I was at a meeting recently with two heads of local arts’ departments, planning a literary festival. We’d spent two hours talking enthusiastically about our dream author lists. As we got up to leave one of them said with feeling, ‘At least Michael Dibden’s dead, thank God, so I don’t have any more of his hanging over me.’
‘But,’ I said, 'moments ago you said he was your favourite author.’
‘Oh, he is,’ said the arts councillor. ‘But they pile up too fast these days, don’t they? They’re churning them out. All my favourite authors. They just won’t stop producing one a year and I can’t keep up.’
‘Exactly!’ said the other officer. ‘Why doesn’t someone tell them to slow down?’ And with that they headed off, bleary eyed, to buy a novel by our leading guest author this year who both of them had heard of but neither had yet managed to quite get round to.
I can’t argue with their grievance, can you? But I was shocked to hear such exasperation in the voices of the keenest readers and the injunction to slow down because they are buying faster than they can read.
When I signed with my agent the first thing she asked was how long the book had taken to write. She hmmed at my answer and said I’d be expected to write one a year, that’s how the slots worked.
Apparently publishers have slots for a certain number of books. If a big author chooses to take her time writing another, or is rich enough not to need to bang out the statutory one-a-year, her slot becomes vacant and a rookie can get a toe in the door that season. Fascinating stuff. But more fascinating to me was the heartfelt readers’ plea for authors to slow down and take the time their book needs to mature and be perfected. Speculating on nothing more than two avid readers crying for fewer books to come out per year is hardly scholarly research, but it struck a chord. I’d be interested to know across the board: if authors hanker after more time to develop a book, and readers can’t wade through their bedside piles fast enough – who gains in this?
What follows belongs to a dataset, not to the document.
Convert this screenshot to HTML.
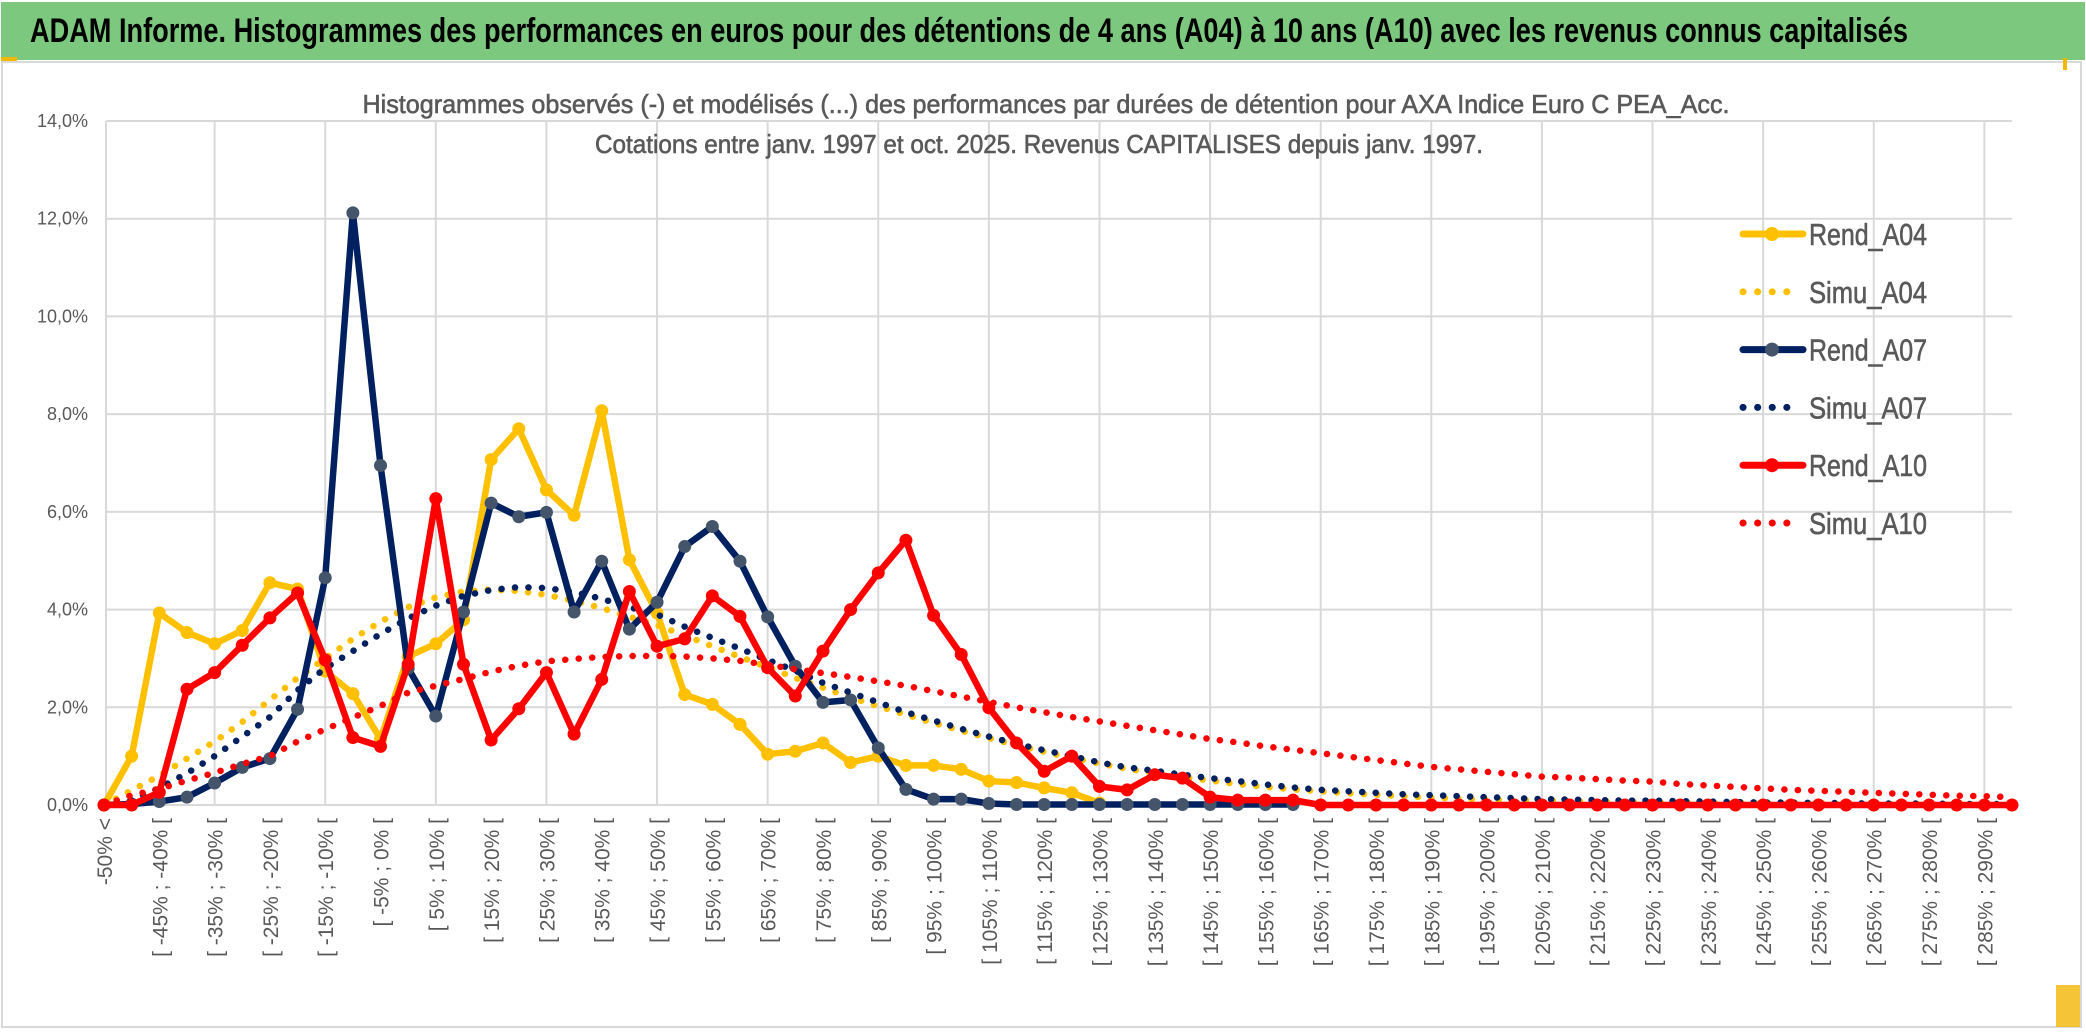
<!DOCTYPE html>
<html><head><meta charset="utf-8"><style>
html,body{margin:0;padding:0;background:#fff;}
svg{display:block;}
text{font-family:"Liberation Sans",sans-serif;}
</style></head><body>
<svg id="chart" width="2086" height="1033" viewBox="0 0 2086 1033" xmlns="http://www.w3.org/2000/svg">
<rect x="0" y="0" width="2086" height="1033" fill="#fff"/>
<rect x="1" y="2" width="2084" height="58" fill="#7DC87F"/>
<rect x="1" y="57" width="16" height="4" fill="#F2B705"/>
<text x="30" y="42" font-size="34" font-weight="bold" fill="#000" textLength="1878" lengthAdjust="spacingAndGlyphs">ADAM Informe. Histogrammes des performances en euros pour des détentions de 4 ans (A04) à 10 ans (A10) avec les revenus connus capitalisés</text>
<rect x="2" y="62" width="2079" height="965" fill="none" stroke="#d9d9d9" stroke-width="2"/>
<rect x="2063" y="58" width="4" height="12" fill="#F2B705"/>
<rect x="2056" y="985" width="24" height="42" fill="#F2B705" opacity="0.8"/>
<g id="grid"></g>
<text x="1046" y="113" font-size="26" fill="#595959" stroke="#595959" stroke-width="0.6" text-anchor="middle" textLength="1367" lengthAdjust="spacingAndGlyphs">Histogrammes observés (-) et modélisés (...) des performances par durées de détention pour AXA Indice Euro C PEA_Acc.</text>
<text x="1039" y="153" font-size="26" fill="#595959" stroke="#595959" stroke-width="0.6" text-anchor="middle" textLength="888" lengthAdjust="spacingAndGlyphs">Cotations entre janv. 1997 et oct. 2025. Revenus CAPITALISES depuis janv. 1997.</text>
<g id="yticks"></g>
<g id="xticks"></g>
<g id="series"></g>
<g id="legend"></g>
</svg>
<script>
const yTicks=[0,2,4,6,8,10,12,14];
const rendA04=[0,1.0,3.93,3.53,3.30,3.57,4.55,4.42,2.74,2.28,1.35,3.04,3.30,3.79,7.07,7.70,6.45,5.93,8.07,5.02,3.93,2.26,2.06,1.65,1.04,1.10,1.27,0.87,1.0,0.81,0.81,0.73,0.49,0.46,0.35,0.25,0.04];
const simuA04=[0,0.3,0.6,0.95,1.3,1.7,2.15,2.6,3.0,3.4,3.75,4.05,4.25,4.37,4.41,4.38,4.3,4.18,4.03,3.85,3.68,3.47,3.25,3.03,2.82,2.6,2.4,2.2,2.02,1.85,1.68,1.52,1.37,1.22,1.09,0.96,0.85,0.74,0.65,0.57,0.5,0.43,0.37,0.32,0.28,0.24,0.21,0.18,0.15,0.13,0.11,0.1,0.09,0.08,0.07,0.06,0.05,0.05,0.04,0.04,0.03,0.03,0.03,0.02,0.02,0.02,0.02,0.01,0.01,0.01];
const rendA07=[0,0.02,0.07,0.16,0.45,0.77,0.95,1.96,4.65,12.12,6.95,2.8,1.82,3.95,6.18,5.9,5.99,3.95,4.99,3.6,4.15,5.29,5.7,4.99,3.85,2.84,2.1,2.15,1.17,0.32,0.12,0.12,0.03,0.01,0.01,0.01,0.01,0.01,0.01,0.01,0.01,0.01,0.01,0.01];
const simuA07=[0,0.1,0.35,0.65,1.0,1.4,1.8,2.35,2.8,3.15,3.5,3.82,4.08,4.28,4.4,4.46,4.44,4.36,4.22,4.05,3.9,3.65,3.42,3.2,2.97,2.75,2.5,2.3,2.1,1.9,1.73,1.56,1.4,1.25,1.12,1.0,0.87,0.77,0.7,0.62,0.55,0.49,0.42,0.36,0.31,0.28,0.25,0.22,0.2,0.18,0.16,0.14,0.12,0.11,0.1,0.09,0.09,0.08,0.07,0.06,0.05,0.05,0.04,0.04,0.03,0.03,0.03,0.02,0.02,0.02];
const rendA10=[0,0,0.26,2.37,2.71,3.27,3.83,4.34,2.97,1.38,1.2,2.88,6.27,2.88,1.33,1.97,2.71,1.45,2.57,4.37,3.25,3.4,4.28,3.86,2.81,2.23,3.15,4.0,4.75,5.42,3.88,3.08,1.99,1.27,0.69,1.0,0.38,0.31,0.62,0.55,0.16,0.1,0.1,0.1,0,0,0,0,0,0,0,0,0,0,0,0,0,0,0,0,0,0,0,0,0,0,0,0,0,0];
const simuA10=[0,0.2,0.33,0.5,0.66,0.84,1.0,1.3,1.55,1.79,2.03,2.3,2.44,2.58,2.73,2.85,2.94,2.99,3.03,3.05,3.05,3.04,3.0,2.95,2.87,2.78,2.7,2.62,2.53,2.44,2.33,2.22,2.11,2.0,1.9,1.8,1.71,1.62,1.53,1.44,1.35,1.28,1.2,1.13,1.06,0.99,0.92,0.85,0.78,0.73,0.68,0.63,0.58,0.56,0.53,0.5,0.48,0.43,0.4,0.37,0.34,0.31,0.29,0.27,0.25,0.23,0.21,0.19,0.18,0.16];
const nCat=70;
const categories=[];
for(let k=0;k<nCat;k++){categories.push(k===0?'-50% <':'[ '+(-50+5*(k-1))+'% ; '+(-45+5*(k-1))+'% [');}

const NS='http://www.w3.org/2000/svg';
const X0=104,X1=2012,Y0=805,YTOP=121;
const xs=i=>X0+(X1-X0)*i/(nCat-1);
const ys=v=>Y0-(Y0-YTOP)*v/14;
function mk(tag,attrs,parent){const e=document.createElementNS(NS,tag);for(const k in attrs)e.setAttribute(k,attrs[k]);parent.appendChild(e);return e;}

const grid=document.getElementById('grid');
yTicks.forEach(t=>{const l=mk('line',{x1:106,x2:2012,y1:ys(t),y2:ys(t),stroke:'#d9d9d9','stroke-width':2},grid);

});
for(let i=0;i<nCat;i+=4){const l=mk('line',{x1:xs(i)+(i===0?2:0),x2:xs(i)+(i===0?2:0),y1:YTOP,y2:Y0,stroke:'#d9d9d9','stroke-width':2},grid);

}

const yt=document.getElementById('yticks');
yTicks.forEach(t=>{const e=mk('text',{x:88,y:ys(t)+6,'font-size':18,fill:'#595959','text-anchor':'end'},yt);
e.textContent=t.toFixed(1).replace('.',',')+'%';

});

const xt=document.getElementById('xticks');
for(let i=0;i<nCat;i+=2){const x=xs(i)+8;const e=mk('text',{x:x,y:818,'font-size':21,fill:'#595959','text-anchor':'end',transform:'rotate(-90 '+x+' 818)'},xt);
e.textContent=categories[i];

}

const sg=document.getElementById('series');
function rend(data,color,mcolor,name){
  const g=mk('g',{},sg);
  
  
  mk('polyline',{points:data.map((v,i)=>xs(i)+','+ys(v)).join(' '),fill:'none',stroke:color,'stroke-width':6.5,'stroke-linejoin':'round'},g);
  data.forEach((v,i)=>{const c=mk('circle',{cx:xs(i),cy:ys(v),r:6.5,fill:mcolor},g);
  
  });
}
function simu(data,color,name){
  const p=mk('polyline',{points:data.map((v,i)=>xs(i)+','+ys(v)).join(' '),fill:'none',stroke:color,'stroke-width':6.5,'stroke-linecap':'round','stroke-dasharray':'0.1 13.4'},sg);
  
  
}
rend(rendA04,'#FFC000','#FFC000','rend-a04-line');
simu(simuA04,'#FFC000','simu-a04-line');
rend(rendA07,'#002060','#44546A','rend-a07-line');
simu(simuA07,'#002060','simu-a07-line');
rend(rendA10,'#FF0000','#FF0000','rend-a10-line');
simu(simuA10,'#FF0000','simu-a10-line');

const lg=document.getElementById('legend');
const legendItems=[['Rend_A04','#FFC000','#FFC000',false],['Simu_A04','#FFC000',null,true],['Rend_A07','#002060','#44546A',false],['Simu_A07','#002060',null,true],['Rend_A10','#FF0000','#FF0000',false],['Simu_A10','#FF0000',null,true]];
legendItems.forEach((it,k)=>{
  const y=234+k*57.8;
  const g=mk('g',{},lg);
  
  
  if(it[3]){mk('line',{x1:1743,x2:1793,y1:y,y2:y,stroke:it[1],'stroke-width':7,'stroke-linecap':'round','stroke-dasharray':'0.1 14.5'},g);}
  else{mk('line',{x1:1743,x2:1803,y1:y,y2:y,stroke:it[1],'stroke-width':7,'stroke-linecap':'round'},g);
  mk('circle',{cx:1772,cy:y,r:7,fill:it[2]},g);}
  const t=mk('text',{x:1809,y:y+11,'font-size':31,fill:'#595959',stroke:'#595959','stroke-width':0.6,textLength:118,lengthAdjust:'spacingAndGlyphs'},g);
  t.textContent=it[0];
});
</script>
</body></html>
Publishers may not care, short term, if readers are buying without reading, but this trend in overbuying may account for the sales drop off for second books. Mid-list authors are being shed because readers are slow to buy book two. As I would be if an author’s debut was still gathering dust under my alarm clock and cat, in the teetering tower of books ‘to be read soon-well-sometime-this-year-or-next. Sales dips may have nothing to do with reader enthusiasm for an author’s style, and more to do with the accelerated pace of author productivity.
My husband used to work at Manchester Waterstone’s in the golden days when Robert Topping was store manager and those italic notes recommending staff choices were genuinely that – not pre-paid sentences scripted by the publishers’ marketing department. Topping used to say, ‘Remember, we’re not selling shirts here.’
Twenty years on, the gap between selling books and shirts has closed. Authors are knocking out product apace and their line is cancelled if sales drop below a certain figure. There’s less career development; no long game. Publishers might make everyone happier by suggesting authors bring out a book every two or three years instead of sweat-shopping and perhaps the buying/reading bottleneck would ease off.